After her mother’s death, Danticat found that many people don’t understand grief, thinking of it as something to “get over.” “In a fast-paced society, people really want you to get past this. But grief is peaks and valleys,” she says. And she found that we, as a society, are sorely lacking in the language and rituals of death. “People don’t know what to do or say,” she adds. “And for the record, please don’t ever say, ‘Heaven must have needed an angel.’ Just don’t.”
Her ongoing process of grieving led her back to the page, where she initially found solace in the works of others, such as C.S. Lewis’s A Grief Observed. “I have fellowship with these people. When I couldn’t speak to people, because grief is often lonely, I would go to these books and know I was with people who knew exactly what I was going through,” she says.
Then she started writing, to explore death in all it permutations. The result is The Art of Death: Writing the Final Story, published this past summer. In a sense, she has always had a fascination with the topic, she says. “My uncle was a minister and presided over a lot of funerals. We were expected to be there out of respect. I would sit through a lot of funerals as a little girl, contemplating what it means.”

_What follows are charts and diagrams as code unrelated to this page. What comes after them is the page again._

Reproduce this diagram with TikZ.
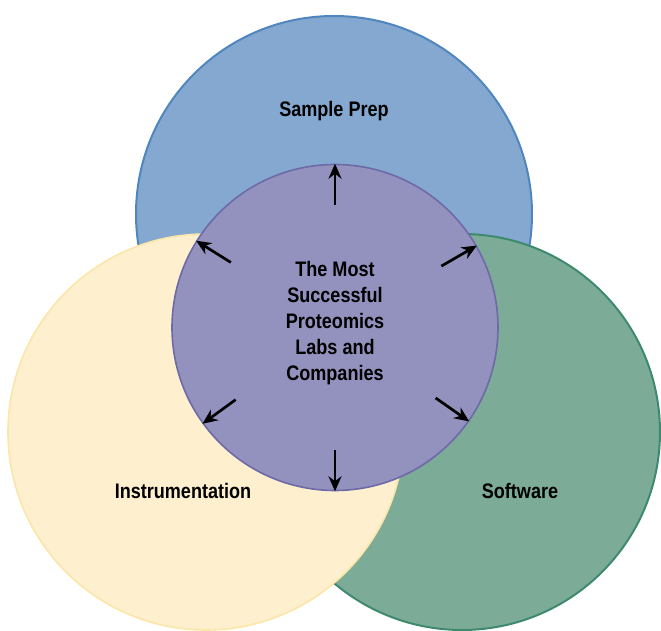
\documentclass[tikz,border=0pt]{standalone}
\usepackage{fontspec}
\setmainfont{Liberation Sans}[FakeStretch=0.86]
\usetikzlibrary{arrows.meta,calc}
\definecolor{prepfill}{HTML}{85A8D0}
\definecolor{prepline}{HTML}{4F86BD}
\definecolor{instfill}{HTML}{FEF0CE}
\definecolor{instline}{HTML}{FBE6A8}
\definecolor{softfill}{HTML}{7CAB98}
\definecolor{softline}{HTML}{3E8A6E}
\definecolor{hubfill}{HTML}{9391BD}
\definecolor{hubline}{HTML}{6E6AA8}
\tikzset{
  area/.style={circle,minimum size=198pt,inner sep=0pt},
  lbl/.style={font=\bfseries\fontsize{10.5}{13}\selectfont,align=center},
  outarrow/.style={line width=1.35pt,-{Stealth[length=7.5pt,width=6.5pt]}}
}
\begin{document}
\begin{tikzpicture}[x=0.5pt,y=-0.5pt]
        \useasboundingbox (0,0) rectangle (661,631);
        % the three fields
        \node[area,draw=prepline,line width=1pt,fill=prepfill] (prep) at (334,214) {};
        \node[area,draw=softline,line width=1pt,fill=softfill] (soft) at (462,432) {};
        \node[area,draw=instline,line width=0.8pt,fill=instfill] (inst) at (206,432) {};
        % centre
        \node[circle,minimum size=163pt,inner sep=0pt,draw=hubline,line width=0.8pt,fill=hubfill] (hub) at (335,327.5) {};
        \node[lbl] (preptext) at (334,111) {Sample Prep};
        \node[lbl] (insttext) at (183,491) {Instrumentation};
        \node[lbl] (softtext) at (520,491) {Software};
        \node[lbl] (hubtext) at (335,323) {The Most\\Successful\\Proteomics\\Labs and\\Companies};
        % arrows out of the centre
        \foreach \a in {90,30,148,216,270,325}
          \draw[outarrow] ($(hub.center)!0.75!(hub.\a)$) -- (hub.\a);
      \end{tikzpicture}
\end{document}
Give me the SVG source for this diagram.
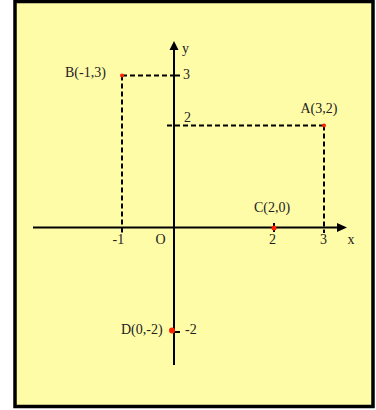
<svg xmlns="http://www.w3.org/2000/svg" width="376" height="410" viewBox="0 0 376 410">
<defs>
<style>
.ax{stroke:#000;stroke-width:2;fill:none}
.ds{stroke:#000;stroke-width:2;fill:none;stroke-dasharray:5 3}
.tk{stroke:#000;stroke-width:2}
.pt{fill:#FF2200}
text{font-family:"Liberation Serif","Times New Roman",serif;font-size:14px;fill:#222}
</style>
</defs>
<rect x="15" y="1.5" width="358" height="405" fill="#FFFCA8" stroke="#000" stroke-width="3.5"/>
<g id="connectors">
<line class="ax" x1="174" y1="365" x2="174" y2="49"/>
<polygon points="174,41 169.5,50 178.5,50" fill="#000"/>
<line class="ax" x1="33" y1="227.5" x2="338" y2="227.5"/>
<polygon points="347,227.5 337,223 337,232" fill="#000"/>
<line class="ds" x1="122" y1="75.5" x2="174" y2="75.5"/>
<line class="tk" x1="174" y1="75.5" x2="180" y2="75.5"/>
<line class="ds" x1="122" y1="75.5" x2="122" y2="233"/>
<line class="ds" x1="167" y1="125.5" x2="324" y2="125.5"/>
<line class="ds" x1="324" y1="125.5" x2="324" y2="233"/>
<line class="tk" x1="274" y1="223" x2="274" y2="232"/>
<line class="tk" x1="174" y1="332" x2="180" y2="332"/>
</g>
<g id="axis-labels">
<text x="182" y="53">y</text>
<text x="183" y="79">3</text>
<text x="184" y="122">2</text>
<text x="112.5" y="244">-1</text>
<text x="155.5" y="244">O</text>
<text x="269" y="244">2</text>
<text x="320" y="244">3</text>
<text x="347.5" y="243.5">x</text>
<text x="185" y="334">-2</text>
</g>
<g id="A"><circle class="pt" cx="324" cy="125.5" r="2"/><text x="300.5" y="112.5">A(3,2)</text></g>
<g id="B"><circle class="pt" cx="122" cy="75.5" r="2"/><text x="65" y="77">B(-1,3)</text></g>
<g id="C"><circle class="pt" cx="274" cy="228" r="2.5"/><text x="254" y="212">C(2,0)</text></g>
<g id="D"><circle class="pt" cx="172" cy="330.5" r="3"/><text x="121" y="334">D(0,-2)</text></g>
</svg>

The Art of Death looks at how other authors, such as Toni Morrison and Gabriel García Márquez, write about the final bow. “Those two especially have so many layers to their work. It is so nuanced, and you are not protected from the topic. You understand the singularity, individuality of death. How deaths are mirrored by the way you live, and what death means to communities. They deal with it in such a powerful way, it gets us a little closer to understanding what it is and what we would like it to be,” Danticat says.
Danticat discovered that by writing about death, she learned how to live, which is what she hopes readers will take away from her book: “Live now, live well, and make the best of that. My mother had that insight too at the end. Before you are facing this, you are of this moment, and live the best life you can.”